After a nice brunch we drove out to the Isle of Skye, stopping along the way to tour Eilean Donan Castle. The castle is located on a small island right by the shore with a stone bridge connecting it to the mainland. It’s owned by a family and was completely renovated starting in 1911. Many parts of the castle have been restored with artifacts while part of the castle is still private living space. There have also been many TV shows and movies filmed at this location.
Then we continued our drive to near Glen Brittle and hiked to the Fairy Pools. This is where a waterfall cascades down from the mountain collecting in these vivid blue/green pools. After a plunge in an ice cold pool for luck we hiked back to the car and went to check in at our B&B in Portree which we discovered had no heat. The radiators were broken so we had to content ourselves with a hot shower and dry clothes before seeking something to eat.

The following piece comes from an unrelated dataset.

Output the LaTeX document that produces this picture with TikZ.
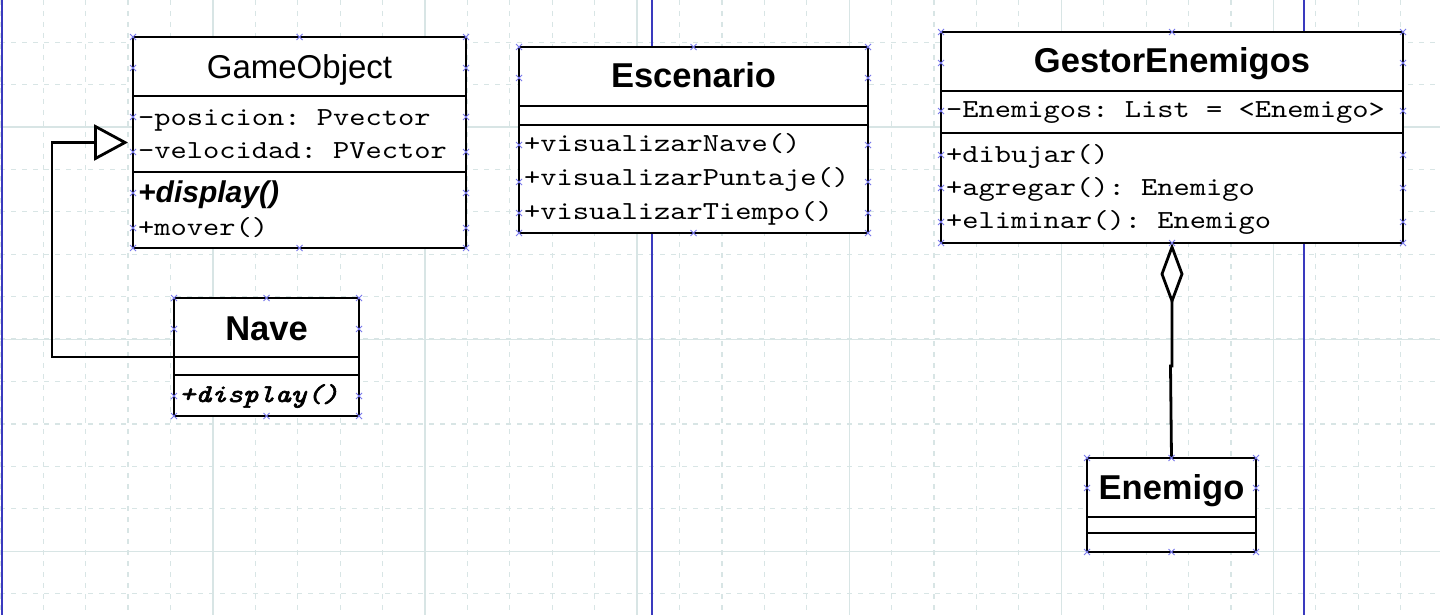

We ate at the Antlers Restaurant and sat in the bar area. We shared our table with a few people who were waiting for a table including a honeymooning couple from Michigan and an 83 year old man from Southern Scotland who had climbed all the mountains (or munros) in England, Scotland, Wales, and Ireland. Continuing my theme of eating locally I had venison, neeps & tatties (mashed turnips and potatoes), and white pudding for dinner.
We spent a chilly night in our room and on our final day got an early start so we could climb to the Old Man of Storr. It was an absolutely beautiful and strenuous hike, especially as we neared the top and were nearly blown off the mountain by the high wind gusts. This was one time in my life where I was thankful not to be a lighter weight.
The Storr Mountain is the highest point on the Trotternish Ridge. It’s really hard to describe how gorgeous it is there and the pictures certainly don’t do it justice. One of the interesting things about hiking in the Highlands is that the ground often has this spongy feel- probably because it has a high water content.
We hiked around up there seeing sheep grazing by the trails, took lots of pictures, and headed down once it started to sleet and snow. This was definitely one of the highlights of the trip for me. Back in Portree we stopped for lunch at a café to warm up and then drove back toward Inverness.
Along the way we saw some Highland cattle (the breed with long horns and long wavy hair) and had to stop to take some pictures. Back in Inverness we checked into our B&B, walked to the Inverness Castle, explored around town buying a few final souvineers, and had a great dinner at the Fig & Thistle. The next day we had our long flight back home and it took me about 3-4 days to get my sleep back on schedule.
I’ve found myself wondering why I’ve been so tired this week and then remembered, “oh yea, I just ran a marathon, spent a busy week hiking and exploring, and traveled back home.” It was truly an amazing trip that I’m so grateful for.